UP AND DOWN Add To My Top 10

The Global Village Comes to Prague

Content -3
Quality
None Light Moderate Heavy
Language        
Violence        
Sex        
Nudity        

Release Date: February 25, 2005

Starring: Petr Forman, Jiri Machacek, Emilia Vasaryova, Ingrid Timkova, and Jan Triska

Genre: Drama

Audience: Older teenagers and adults

Rating: R

Runtime: 108 minutes

Distributor: Sony Pictures Classics

Director: Jan Hrebejk

Executive Producer: Milan Kuchynka

Producer: Ondrej Trojan

Writer: Petr Jarchovsky

Address Comments To:

Michael Barker, Tom Bernard and Marcie Bloom
Co-Presidents
Sony Pictures Classics
550 Madison Avenue, 8th Floor
New York, NY 10022
Phone: (212) 833-8833
Web Page: http://www.sonyclassics.com
Email: Sony_Classics@spe.sony.com

Content:

(H, B, PC, LLL, VV, SS, NN, AA, D, MM) Light humanist worldview with some moral elements attacking racism, and some politically correct themes about racial conflict and immigration; at least 42 mostly strong obscenities, four strong profanities, three light profanities, and a few racial slurs; brief strong violence such as man punches man off screen and then bangs his head into wall and floor, man drags unconscious beaten man across floor with head wound leaving a streak of blood, prostitute wipes up some blood with a paper towel under her shoe, man uses martial arts to fend off two muggers; depicted oral sex in one scene, implied prostitution, and themes of adultery, cohabitation and marital separation; brief upper and rear female nudity and rear male nudity; alcohol use and drunkenness; smoking; and, woman tries to steal baby, woman buys baby, smuggling, illegal immigration, fencing of stolen goods, racism, man says he does not believe in God, and talk about how man abandoned his wife for his son’s ex-girlfriend 20 years ago.

Summary:

UP AND DOWN is a satirical drama from Czechoslovakia about the impact of globalization, immigration and racism on that society.
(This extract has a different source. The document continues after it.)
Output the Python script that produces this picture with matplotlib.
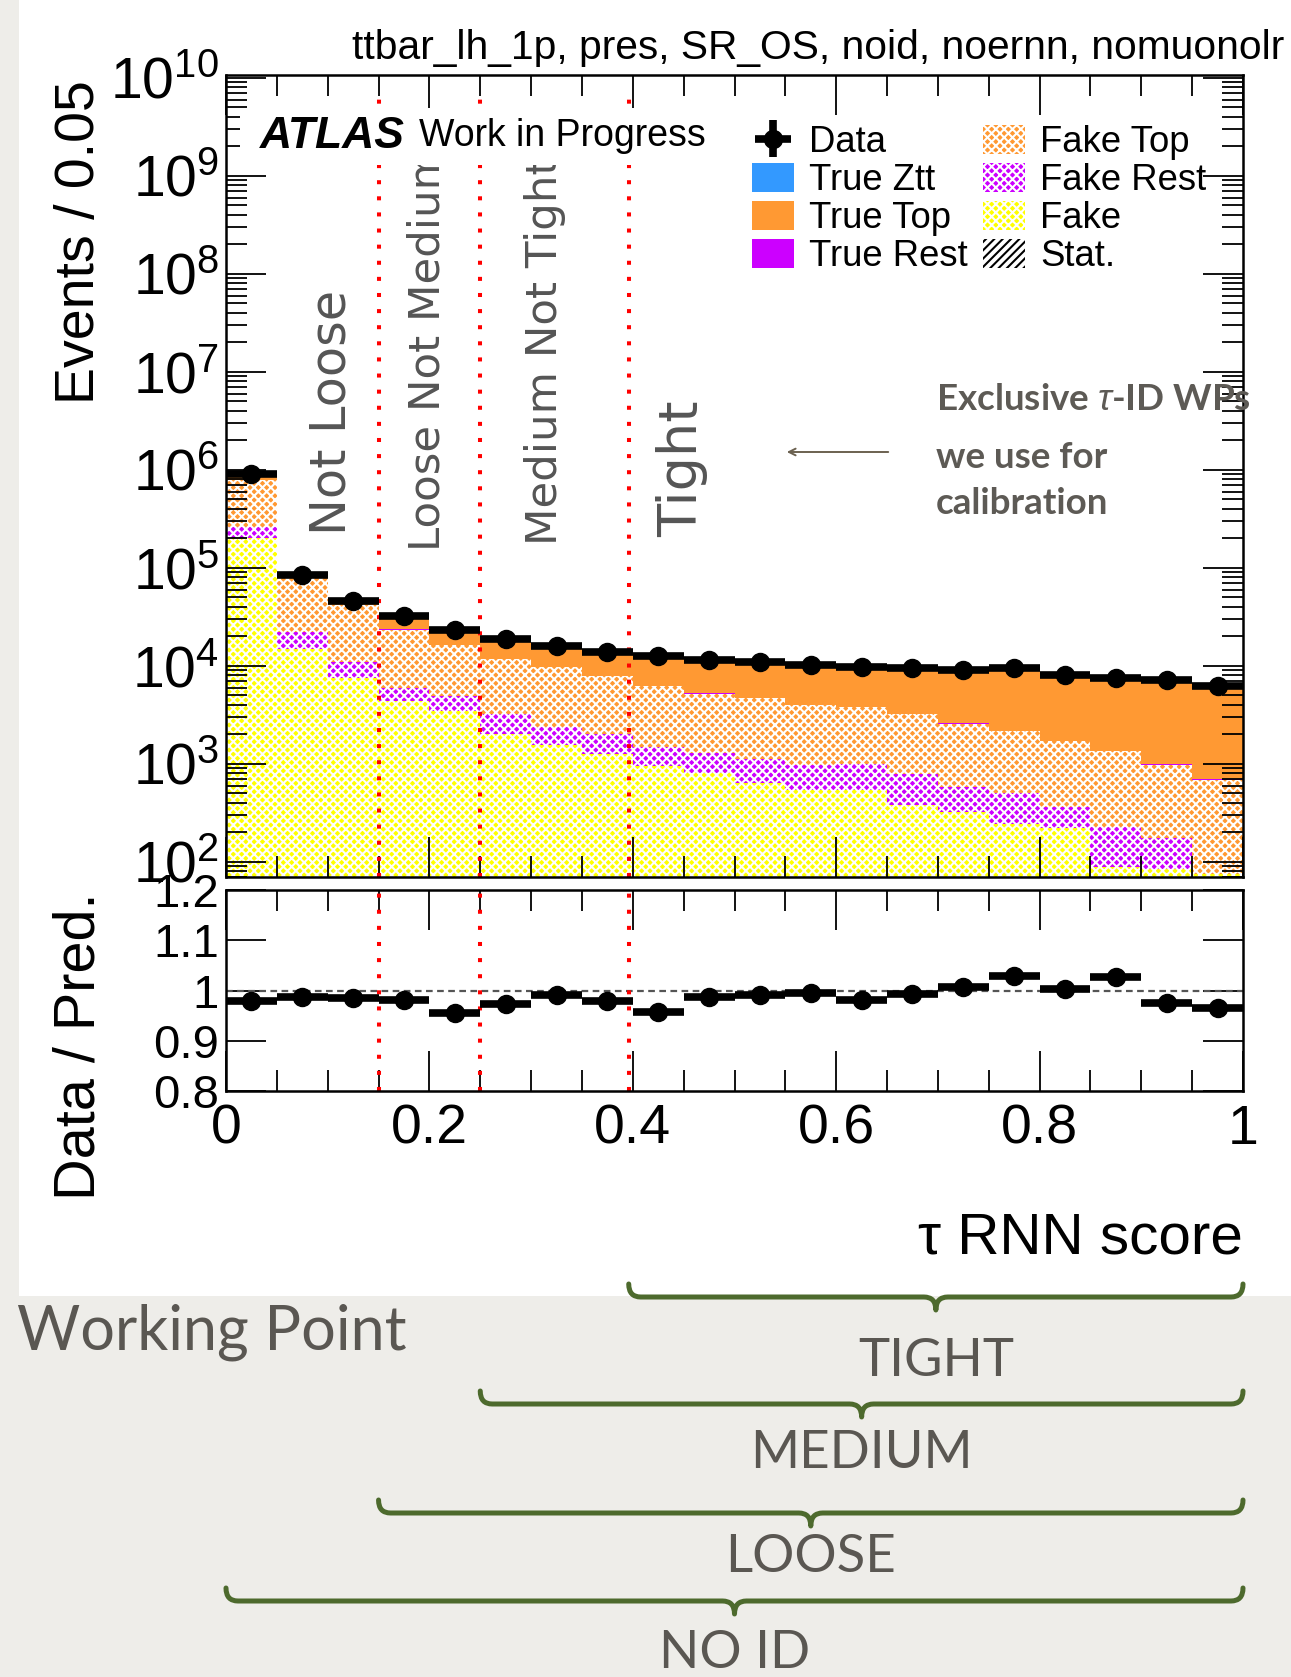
import numpy as np
import matplotlib
matplotlib.use("Agg")
import matplotlib.pyplot as plt
import matplotlib.transforms as mtransforms
from matplotlib.patches import Patch, Rectangle, PathPatch
from matplotlib.path import Path
from matplotlib.ticker import MultipleLocator, LogLocator, FuncFormatter, NullFormatter, NullLocator

# tau RNN score binning (width 0.05)
bin_edges = [0.0, 0.05, 0.10, 0.15, 0.20, 0.25, 0.30, 0.35, 0.40, 0.45, 0.50,
             0.55, 0.60, 0.65, 0.70, 0.75, 0.80, 0.85, 0.90, 0.95, 1.0]

data_events = [9.1e5, 8.5e4, 4.6e4, 3.2e4, 2.3e4, 1.9e4, 1.6e4, 1.4e4, 1.27e4, 1.15e4,
               1.1e4, 1.02e4, 9.8e3, 9.6e3, 9.0e3, 9.6e3, 8.1e3, 7.6e3, 7.1e3, 6.2e3]

# stacked backgrounds, bottom to top
fake = [2.0e5, 1.5e4, 7.5e3, 4.4e3, 3.5e3, 2.0e3, 1550, 1270, 940, 810,
        630, 540, 540, 380, 325, 240, 220, 87, 83, 75]
fake_rest = [6.0e4, 7.0e3, 3.5e3, 1.5e3, 1.4e3, 1.2e3, 800, 730, 560, 490,
             490, 430, 460, 410, 250, 260, 145, 136, 92, 0]
fake_top = [5.3e5, 5.9e4, 3.1e4, 1.75e4, 1.13e4, 8.5e3, 7.4e3, 5.8e3, 4.7e3, 3.9e3,
            3.6e3, 3.0e3, 2.8e3, 2.4e3, 2.0e3, 1.64e3, 1.33e3, 1.13e3, 800, 615]
true_rest = [3000, 300, 150, 100, 80, 60, 50, 40, 35, 30,
             30, 28, 25, 22, 20, 18, 15, 12, 10, 8]
true_top = [134500, 4600, 4300, 8970, 7650, 7520, 6150, 6310, 6820, 6250,
            6180, 6110, 6050, 6340, 6250, 7100, 6310, 5980, 6250, 5700]
true_ztt = [2000, 300, 200, 150, 150, 250, 200, 150, 200, 180,
            170, 150, 120, 110, 90, 80, 60, 50, 40, 30]

# working point thresholds on the RNN score
wp_names = ["NO ID", "LOOSE", "MEDIUM", "TIGHT"]
wp_low = [0.0, 0.15, 0.25, 0.396]
region_names = ["Not Loose", "Loose Not Medium", "Medium Not Tight", "Tight"]

W, H = 1291, 1677
GREY_TXT = "#5a5752"
BRACE_GREEN = "#4d6a2d"

plt.rcParams['font.family'] = ['Liberation Sans', 'DejaVu Sans']
plt.rcParams['mathtext.fontset'] = 'custom'
plt.rcParams['mathtext.rm'] = 'Liberation Sans'
plt.rcParams['mathtext.it'] = 'Liberation Sans:italic'
plt.rcParams['mathtext.bf'] = 'Liberation Sans:bold'
plt.rcParams['hatch.linewidth'] = 1.5


def fx(px):
    return px / W


def fy(py):
    return 1 - py / H


edges = np.array(bin_edges)
centers = 0.5 * (edges[:-1] + edges[1:])
half_w = 0.5 * (edges[1:] - edges[:-1])
data = np.array(data_events)
layers = [
    (np.array(fake), '#FFFF00', True, 'Fake'),
    (np.array(fake_rest), '#CC00FF', True, 'Fake Rest'),
    (np.array(fake_top), '#FF9933', True, 'Fake Top'),
    (np.array(true_rest), '#CC00FF', False, 'True Rest'),
    (np.array(true_top), '#FF9933', False, 'True Top'),
    (np.array(true_ztt), '#3399FF', False, 'True Ztt'),
]
total = sum(l[0] for l in layers)
ratio = data / total
ratio_err = np.sqrt(data) / total

fig = plt.figure(figsize=(W / 100, H / 100), dpi=100)
fig.patch.set_facecolor('#eeede9')
fig.add_artist(Rectangle((fx(19), fy(1296)), 1 - fx(19), 1 - fy(1296) + 0.01,
                         transform=fig.transFigure, facecolor='white',
                         edgecolor='none', zorder=0))

ax = fig.add_axes([fx(226), fy(877), fx(1243) - fx(226), fy(75) - fy(877)])
rax = fig.add_axes([fx(226), fy(1091), fx(1243) - fx(226), fy(890) - fy(1091)])

# stacked histogram
base = np.ones(len(centers))
handles = {}
for vals, col, hatched, name in layers:
    top = base + vals
    ax.stairs(top, edges, baseline=base, fill=True, facecolor=col,
              edgecolor='white' if hatched else col,
              hatch='xxxx' if hatched else None, linewidth=0, zorder=1)
    handles[name] = Patch(facecolor=col, edgecolor='white' if hatched else col,
                          hatch='xxxx' if hatched else None, linewidth=0)
    base = top

data_h = ax.errorbar(centers, data, xerr=half_w, yerr=np.sqrt(data), fmt='o',
                     color='black', ms=13, elinewidth=5.5, capsize=0, zorder=4)

ax.set_xlim(0, 1)
ax.set_ylim(70, 1.07e10)
ax.set_yscale('log')

# ratio panel
rax.axhline(1.0, color='#555555', lw=1.6, ls=(0, (3, 2)), zorder=2)
rax.errorbar(centers, ratio, xerr=half_w, yerr=ratio_err, fmt='o',
             color='black', ms=13, elinewidth=5.5, capsize=0, zorder=4)
rax.set_xlim(0, 1)
rax.set_ylim(0.8, 1.2)

# working-point boundaries
for cut in wp_low[1:]:
    ax.axvline(cut, ymax=0.979, color='red', lw=2.9, ls=(0, (1, 3)), zorder=2)
    rax.axvline(cut, color='red', lw=2.9, ls=(0, (1, 3)), zorder=2)

# ROOT-like axis styling
for a in (ax, rax):
    a.xaxis.set_major_locator(MultipleLocator(0.2))
    a.xaxis.set_minor_locator(MultipleLocator(0.05))
    a.tick_params(which='both', direction='in', top=True, right=True,
                  width=1.3, color='black')
    a.tick_params(which='major', length=29)
    a.tick_params(which='minor', length=15)
    for sp in a.spines.values():
        sp.set_linewidth(1.8)

ax.yaxis.set_major_locator(LogLocator(base=10, numticks=30))
ax.yaxis.set_minor_locator(LogLocator(base=10, subs=np.arange(2, 10), numticks=30))
ax.yaxis.set_minor_formatter(NullFormatter())
ax.yaxis.set_major_formatter(FuncFormatter(lambda v, p: r'$10^{%d}$' % round(np.log10(v))))
ax.tick_params(axis='x', labelbottom=False)
ax.tick_params(axis='y', labelsize=41, pad=5)

rax.yaxis.set_major_locator(MultipleLocator(0.1))
rax.yaxis.set_minor_locator(NullLocator())
rax.yaxis.set_major_formatter(FuncFormatter(lambda v, p: '%g' % round(v, 2)))
rax.xaxis.set_major_formatter(FuncFormatter(lambda v, p: '%g' % round(v, 2)))
rax.tick_params(axis='y', labelsize=34, pad=5)
rax.tick_params(axis='x', labelsize=40, pad=9)

fig.text(fx(80), fy(242), 'Events / 0.05', rotation=90, ha='center', va='center', fontsize=40)
fig.text(fx(80), fy(1046), 'Data / Pred.', rotation=90, ha='center', va='center', fontsize=41.5)
fig.text(fx(1243), fy(1239), 'τ RNN score', ha='right', va='center', fontsize=42)
fig.text(fx(1284), fy(48), 'ttbar_lh_1p, pres, SR_OS, noid, noernn, nomuonolr',
         ha='right', va='center', fontsize=29.3)

# region labels between the cuts (kept inside the axes so the label box can mask them)
label_x = [331, 428, 545, 682]
label_bottom = [535, 551, 545, 537]
label_size = [35.5, 31.3, 31.3, 39]
for name, xp, yb, fs in zip(region_names, label_x, label_bottom, label_size):
    ax.text(fx(xp), fy(yb), name, rotation=90, ha='center', va='bottom',
            fontsize=fs, color='#555555', family='DejaVu Sans', zorder=2.3,
            transform=fig.transFigure, clip_on=False)

# white box behind the ATLAS label
ax.add_artist(Rectangle((fx(240), fy(165)), fx(712) - fx(240), fy(108) - fy(165),
                        transform=fig.transFigure, facecolor='white', edgecolor='none',
                        zorder=2.4, clip_on=False))
fig.text(fx(260), fy(136), 'ATLAS', fontsize=32, fontweight='bold', style='italic',
         ha='left', va='center', zorder=5)
fig.text(fx(419), fy(136), 'Work in Progress', fontsize=27, ha='left', va='center', zorder=5)

# legend
leg_handles = [data_h, handles['True Ztt'], handles['True Top'], handles['True Rest'],
               handles['Fake Top'], handles['Fake Rest'], handles['Fake'],
               Patch(facecolor='white', edgecolor='black', hatch='////', linewidth=0)]
leg_labels = ['Data', 'True Ztt', 'True Top', 'True Rest',
              'Fake Top', 'Fake Rest', 'Fake', 'Stat.']
leg = ax.legend(leg_handles, leg_labels, ncol=2, loc='upper left',
                bbox_to_anchor=(fx(752), fy(125)), bbox_transform=fig.transFigure,
                frameon=False, fontsize=26.3, handlelength=1.15, handleheight=0.85,
                handletextpad=0.42, columnspacing=0.4, labelspacing=0.075,
                borderpad=0, borderaxespad=0)
leg.set_zorder(5)

# side note with arrow
note_font = dict(family=['Lato', 'DejaVu Sans'], fontweight='bold', color='#5d5a55', fontsize=26.5)
fig.text(fx(936), fy(399), r'Exclusive $\tau$-ID WPs', ha='left', va='center', zorder=5, **note_font)
fig.text(fx(936), fy(457), 'we use for', ha='left', va='center', zorder=5, **note_font)
fig.text(fx(936), fy(503), 'calibration', ha='left', va='center', zorder=5, **note_font)
ax.annotate('', xy=(fx(784), fy(452)), xytext=(fx(891), fy(452)),
            xycoords='figure fraction', textcoords='figure fraction',
            arrowprops=dict(arrowstyle='->', color='#6b6150', lw=1.4,
                            mutation_scale=12))

# working point braces spanning [threshold, 1]
blend = mtransforms.blended_transform_factory(rax.transData, fig.transFigure)
brace_line = [1601, 1513, 1404, 1297]
text_y = [1654, 1558, 1453, 1362]
for name, lo, yl, yt in zip(wp_names, wp_low, brace_line, text_y):
    hi = 1.0
    mid = 0.5 * (lo + hi)
    y = fy(yl)
    h_end = 13 / H
    h_tip = 13 / H
    dx = 12 / 1017
    verts = [(lo, y + h_end), (lo, y), (lo + dx, y), (mid - dx, y), (mid, y), (mid, y - h_tip),
             (mid, y), (mid + dx, y), (hi - dx, y), (hi, y), (hi, y + h_end)]
    codes = [Path.MOVETO, Path.CURVE3, Path.CURVE3, Path.LINETO, Path.CURVE3, Path.CURVE3,
             Path.CURVE3, Path.CURVE3, Path.LINETO, Path.CURVE3, Path.CURVE3]
    fig.add_artist(PathPatch(Path(verts, codes), transform=blend, fill=False,
                             edgecolor=BRACE_GREEN, lw=3.6, capstyle='round',
                             joinstyle='round', zorder=3))
    fig.text(mid, fy(yt), name, transform=blend, ha='center', va='center',
             fontsize=38, color=GREY_TXT, family=['Lato', 'DejaVu Sans'])

fig.text(fx(17), fy(1332), 'Working Point', ha='left', va='center', fontsize=44,
         color=GREY_TXT, family=['Lato', 'DejaVu Sans'])

fig.savefig('out.png', dpi=100, facecolor=fig.get_facecolor())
The movie has a light humanist worldview with plenty of foul language, brief violence and strong sexual content in one scene.

Review:

UP AND DOWN is a satirical drama from Czechoslovakia about the impact of globalization, immigration and racism on that society. It does this by focusing on a disparate group of characters.

The story opens with two men smuggling a group of Muslims across the border. One of the women collapses after the border crossing, and her baby gets left in the truck. The smugglers discover the baby much later and sell him to a desperate woman named Mila, who’s living with Franta, an ex-con trying to leave his racist soccer buddies behind him and start a new life. Franta is disturbed, however, to find the dark-skinned baby in their apartment.
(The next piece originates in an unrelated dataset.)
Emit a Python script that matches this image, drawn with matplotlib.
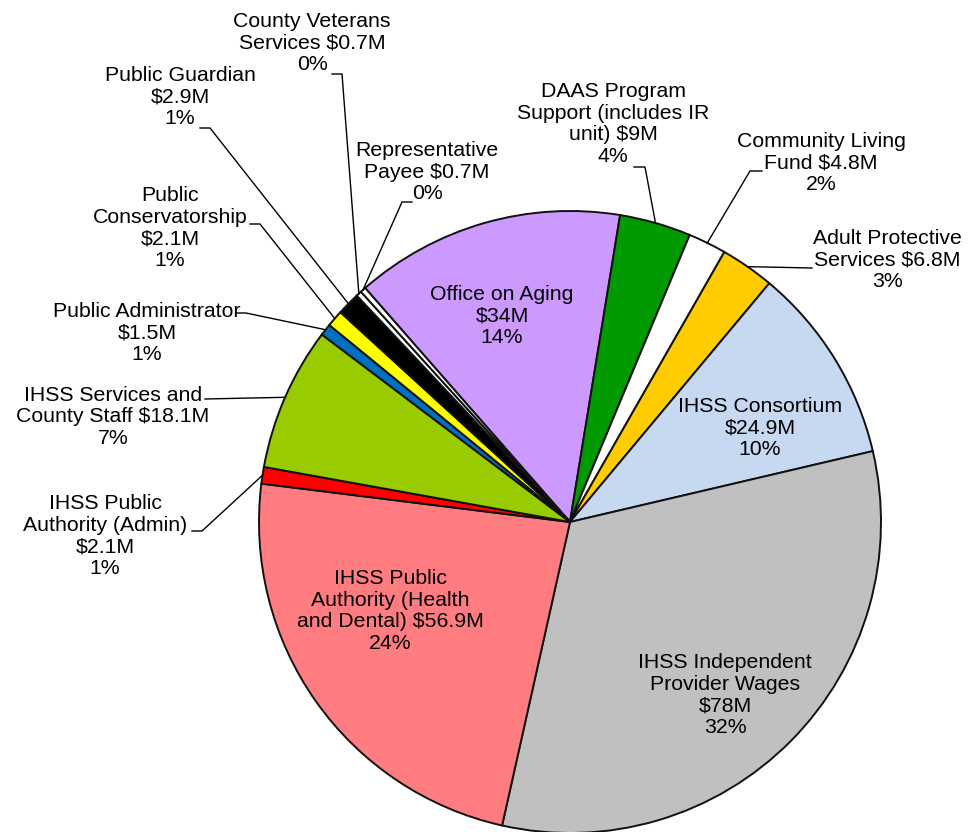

Meanwhile, Hana, a 40-year-old refugee worker, and her much older partner, Otto, a university professor with a terminal illness, invite the man’s abandoned wife and their son to discuss the professor’s will. The son, Martin, moved away to Australia when his parents split up 20 years ago and has never met his half-sister. Martin’s parents don’t know that his wife in Australia is black.

The lives of these characters converge when Martin thinks one of the smugglers has stolen his wallet, and Franta, a security guard, tries to help Martin recover it.

There’s no final resolution in this entertaining, open-ended movie, which combines social commentary with family drama. The filmmakers seem to take a humanist, but moral, view toward racism. Their view of illegal immigration is mixed, with a taste of political correctness. UP AND DOWN also contains plenty of foul language, brief violence and strong sexual content in one scene.

In Brief:

UP AND DOWN is a satirical drama from Czechoslovakia about the impact of globalization, immigration and racism on that society. The story opens with two men smuggling Muslims across the border. A baby gets accidentally left on the truck. The smugglers sell him to a desperate woman named Mila, who’s living an ex-con trying to leave his racist buddies behind him and start a new life. Meanwhile, a 40-year-old refugee worker and her much older partner, a university professor with a terminal illness, invite the man’s abandoned wife and their son to discuss the professor’s will. The son, Martin, moved away to Australia when his parents split up 20 years ago and has never met his half-sister. Martin’s Australian wife is black. The lives of these characters converge when Martin thinks one of the smugglers stole his wallet.

There is no final resolution in this entertaining, open-ended movie, which combines social commentary with family drama. The filmmakers seem to take a humanist, but moral, view toward racism. Their view has a taste of political correctness, however. UP AND DOWN contains plenty of foul language, brief violence and strong sexual content in one scene.